Эмма была устроена иначе. Все, что она узнавала о мире, постепенно переходило из ее головы прямо в сердце (со временем я стал называть этот процесс «перетеканием»), определяя ее характер и то, кем была Эмма в этой жизни. Иными словами, если основными инструментами, с помощью которых я знакомился с реальностью, были научная теория, исследование и эксперимент, то Эмма воспринимала окружающее душой и чувствами. Например, если для меня радуга была проявлением строгих физических законов, которые я хорошо знал и понимал, то Эмма видела в ней только удивительную, созданную самой природой красочную палитру, какой мог позавидовать любой художник. Мир вокруг представлялся нам обоим чем-то вроде головоломки, состоящей из множества фрагментов, но если я видел каждую деталь в отдельности и мог объяснить, как она сочетается и взаимодействует с другими деталями, то Эмма была способна сразу разглядеть полную картину, в которое сложатся разрозненные фрагменты. Подчас мне казалось, что моя соседка живет в своем собственном мире, но дверь в него всегда была открыта, и Эмма частенько приглашала меня взглянуть на него.

Да, в том, что Эмма необычная девочка, убеждать меня было не нужно. В восьмилетнем возрасте она обладала редкой способностью выражать свои чувства словами и поступками. Каждый раз, когда я пытался выразить, что́ у меня на сердце, на меня нападало какое-то странное косноязычие. У Эммы такой проблемы просто не было.

* * *

Я немного подумал, потом спросил:

– А разве врачи не могут ее просто зашить? Ну, эту дыру?

Мать Эммы покачала головой.

– Они не знают как. Это… на самом деле это не так просто, как кажется.

Я поглядел на ведущую наверх лестницу, прислушался к легким шагам Эммы, которая быстро ходила в своей комнате, затем снова повернулся к ее матери. Сейчас мне кажется, что именно в этот момент меня осенило. Жизнь снова обрела смысл и стала простой и понятной.
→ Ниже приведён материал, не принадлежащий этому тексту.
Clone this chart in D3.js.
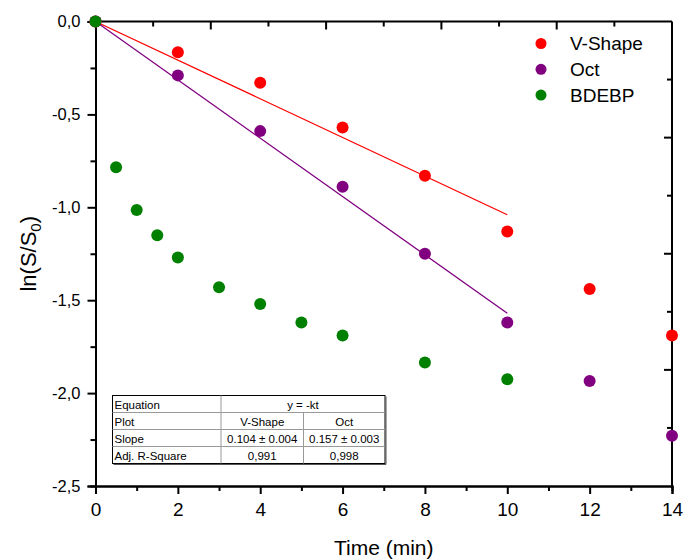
<!DOCTYPE html>
<html>
<head>
<meta charset="utf-8">
<script src="https://cdn.jsdelivr.net/npm/d3@7"></script>
<style>
  body { margin: 0; background: #fff; }
  svg { display: block; font-family: Arial, "Liberation Sans", sans-serif; }
</style>
</head>
<body>
<svg id="chart" width="685" height="559"></svg>
<script>
// data
const timeVShape = [0, 2, 4, 6, 8, 10, 12, 14];
const lnVShape = [0, -0.165, -0.33, -0.57, -0.83, -1.13, -1.44, -1.69];
const timeOct = [0, 2, 4, 6, 8, 10, 12, 14];
const lnOct = [0, -0.29, -0.59, -0.89, -1.25, -1.62, -1.935, -2.23];
const timeBdebp = [0, 0.5, 1, 1.5, 2, 3, 4, 5, 6, 8, 10];
const lnBdebp = [0, -0.785, -1.015, -1.15, -1.27, -1.43, -1.52, -1.62, -1.69, -1.835, -1.925];

// linear fits y = -k t, drawn over 0..10
const fitNames = ["V-Shape", "Oct"];
const fitSlopes = [0.104, 0.157];
const fitRange = [0, 10];

const xMajorTicks = [0, 2, 4, 6, 8, 10, 12, 14];
const xMinorTicks = [1, 3, 5, 7, 9, 11, 13];
const yMajorTicks = [0, -0.5, -1, -1.5, -2, -2.5];
const yMinorTicks = [-0.25, -0.75, -1.25, -1.75, -2.25];

const legendNames = ["V-Shape", "Oct", "BDEBP"];
const colors = ["#ff0000", "#800080", "#008000"];

const tableRows = [
  ["Equation", "y = -kt"],
  ["Plot", "V-Shape", "Oct"],
  ["Slope", "0.104 \u00b1 0.004", "0.157 \u00b1 0.003"],
  ["Adj. R-Square", "0,991", "0,998"]
];

const svg = d3.select("#chart");
const plotLeft = 95.5, plotRight = 672, plotTop = 21.5, plotBottom = 486;

const x = d3.scaleLinear().domain([0, 14]).range([plotLeft, plotRight]);
const y = d3.scaleLinear().domain([-2.5, 0]).range([plotBottom, plotTop]);
const fmt = v => d3.format(".1f")(v).replace(".", ",").replace("\u2212", "-");

// bottom axis
const gx = svg.append("g").attr("transform", `translate(0,${plotBottom})`);
gx.call(d3.axisBottom(x).tickValues(xMajorTicks).tickSize(8).tickPadding(9).tickFormat(d3.format("d")));
gx.append("g").call(d3.axisBottom(x).tickValues(xMinorTicks).tickSize(5).tickFormat(""));

// left axis
const gy = svg.append("g").attr("transform", `translate(${plotLeft},0)`);
gy.call(d3.axisLeft(y).tickValues(yMajorTicks).tickSize(8).tickPadding(7).tickFormat(fmt));
gy.append("g").call(d3.axisLeft(y).tickValues(yMinorTicks).tickSize(5).tickFormat(""));

svg.selectAll(".domain").attr("stroke", "#000").attr("stroke-width", 2);
svg.selectAll(".tick line").attr("stroke", "#000").attr("stroke-width", 2);
svg.selectAll(".tick text").attr("font-family", "Arial, 'Liberation Sans', sans-serif").attr("fill", "#000");
gx.selectAll(".tick text").attr("font-size", 19);
gy.selectAll(".tick text").attr("font-size", 16.5);

// top and right frame with inward ticks (10 and 8 divisions)
svg.append("line").attr("x1", plotLeft).attr("x2", plotRight).attr("y1", plotTop).attr("y2", plotTop)
  .attr("stroke", "#000").attr("stroke-width", 2);
svg.append("line").attr("x1", plotRight).attr("x2", plotRight).attr("y1", plotTop).attr("y2", plotBottom)
  .attr("stroke", "#000").attr("stroke-width", 2);
const topScale = d3.scaleLinear().domain([0, 10]).range([plotLeft, plotRight]);
svg.append("g").selectAll("line").data(d3.range(1, 10)).join("line")
  .attr("x1", d => topScale(d)).attr("x2", d => topScale(d))
  .attr("y1", plotTop).attr("y2", d => plotTop + (d % 2 === 0 ? 8 : 5))
  .attr("stroke", "#000").attr("stroke-width", 2);
const rightScale = d3.scaleLinear().domain([0, 8]).range([plotTop, plotBottom]);
svg.append("g").selectAll("line").data(d3.range(1, 8)).join("line")
  .attr("y1", d => rightScale(d)).attr("y2", d => rightScale(d))
  .attr("x1", plotRight).attr("x2", d => plotRight - (d % 2 === 0 ? 8 : 5))
  .attr("stroke", "#000").attr("stroke-width", 2);

// axis titles
svg.append("text").attr("x", (plotLeft + plotRight) / 2).attr("y", 555).attr("text-anchor", "middle")
  .attr("font-size", 21).text("Time (min)");
const yt = svg.append("text").attr("transform", `translate(36,${(plotTop + plotBottom) / 2}) rotate(-90)`)
  .attr("text-anchor", "middle").attr("font-size", 22);
yt.append("tspan").text("ln(S/S");
yt.append("tspan").attr("font-size", 15).attr("dy", 5).text("0");
yt.append("tspan").attr("dy", -5).text(")");

// fit lines
fitSlopes.forEach((k, i) => {
  svg.append("line")
    .attr("x1", x(fitRange[0])).attr("y1", y(-k * fitRange[0]))
    .attr("x2", x(fitRange[1])).attr("y2", y(-k * fitRange[1]))
    .attr("stroke", colors[i]).attr("stroke-width", 1.3);
});

// scatter points
const series = [
  { t: timeVShape, v: lnVShape },
  { t: timeOct, v: lnOct },
  { t: timeBdebp, v: lnBdebp }
];
series.forEach((s, i) => {
  svg.append("g").selectAll("circle").data(s.t.map((t, j) => [t, s.v[j]])).join("circle")
    .attr("cx", d => x(d[0])).attr("cy", d => y(d[1])).attr("r", 6)
    .attr("fill", colors[i]);
});

// legend
const lg = svg.append("g");
legendNames.forEach((name, i) => {
  const cy = 43.5 + i * 25.8;
  lg.append("circle").attr("cx", 541).attr("cy", cy).attr("r", 5.5).attr("fill", colors[i]);
  lg.append("text").attr("x", 570).attr("y", cy + 6.7).attr("font-size", 19).text(name);
});

// fit results table
const colX = [112.5, 221, 303.5, 385];
const rowY = [395.5, 412.5, 429.5, 446.5, 463.5];
const tb = svg.append("g");
tb.append("rect").attr("x", colX[0]).attr("y", rowY[0])
  .attr("width", colX[3] - colX[0]).attr("height", rowY[4] - rowY[0])
  .attr("fill", "#fff").attr("stroke", "#000").attr("stroke-width", 1);
// shadow edge bottom/right
tb.append("path")
  .attr("d", `M${colX[0] + 1},${rowY[4] + 1}H${colX[3] + 1}V${rowY[0] + 1}`)
  .attr("fill", "none").attr("stroke", "#555").attr("stroke-width", 1);
[1, 2, 3].forEach(r => {
  tb.append("line").attr("x1", colX[0]).attr("x2", colX[3]).attr("y1", rowY[r]).attr("y2", rowY[r])
    .attr("stroke", "#999").attr("stroke-width", 1);
});
tb.append("line").attr("x1", colX[1]).attr("x2", colX[1]).attr("y1", rowY[0]).attr("y2", rowY[4])
  .attr("stroke", "#999").attr("stroke-width", 1);
tb.append("line").attr("x1", colX[2]).attr("x2", colX[2]).attr("y1", rowY[1]).attr("y2", rowY[4])
  .attr("stroke", "#999").attr("stroke-width", 1);
tableRows.forEach((row, r) => {
  const by = rowY[r] + 13;
  tb.append("text").attr("x", colX[0] + 2).attr("y", by).attr("font-size", 11.5).text(row[0]);
  if (row.length === 2) {
    tb.append("text").attr("x", (colX[1] + colX[3]) / 2).attr("y", by)
      .attr("text-anchor", "middle").attr("font-size", 11.5).text(row[1]);
  } else {
    tb.append("text").attr("x", (colX[1] + colX[2]) / 2).attr("y", by)
      .attr("text-anchor", "middle").attr("font-size", 11.5).text(row[1]);
    tb.append("text").attr("x", (colX[2] + colX[3]) / 2).attr("y", by)
      .attr("text-anchor", "middle").attr("font-size", 11.5).text(row[2]);
  }
});
</script>
</body>
</html>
– Мисс Надин, – сказал я. – Я смогу это сделать. Ну, смогу зашить дыру в Эммином сердце.

Мать Эммы слабо улыбнулась, вытерла слезы и потрепала меня по коленке. Некоторое время она молчала, о чем-то думая.

– Знаешь, дружок, – спустя минуту-другую сказала она, – если кто-нибудь и сможет когда-нибудь исцелить ее сердце, так это ты. У тебя есть… особые способности – я таких больше ни у кого не видела, так что… – Она крепко зажмурилась, снова открыла глаза и посмотрела на меня. – Ты сделаешь это, я знаю. Сделаешь. И не сомневайся – тебе это по силам.

В тот же день вечером, когда солнце опустилось к самому горизонту и живые изгороди, окружавшие передний двор, потемнели, Эмма неожиданно схватила меня за руку и увлекла в густую тень под ветвями росшего у дома клена. Шмыгнув носом, она опасливо обернулась на окна фасада, и в ее глазах я заметил нечто такое, чего еще утром в них не было. Лишь много лет спустя я понял, что это был огонек надежды.

Еще раз оглядев окна, Эмма сказала:

– Я слышала, как ты говорил с мамой сегодня.

Я кивнул, и Эмма, прикоснувшись ладонью к моей щеке, наклонилась и легко поцеловала меня в уголок губ. И как только она это сделала, с моих глаз как будто сползла пелена.

С того дня я следил за тем, чтобы она не забывала принимать лекарства не по обязанности, а потому что мне хотелось беречь и защищать эту хрупкую девочку.

Глава 10

Я заскочил в «Инглс», чтобы купить кое-что из еды, потом поехал по Семьдесят шестому шоссе мимо гражданского центра, библиотеки, начальной школы и больницы. В больницу мне нужно было бы заглянуть – навестить Энни, принести ей в подарок игрушку (не плюшевого медвежонка) и забрать свой кардиомонитор, но это могло подождать. Проезжая мимо «Колодца» – бара Дэвиса Стайпса, – я почувствовал дразнящий аромат гриля, но сейчас у меня не было времени, чтобы остановиться и соблазниться чизбургером.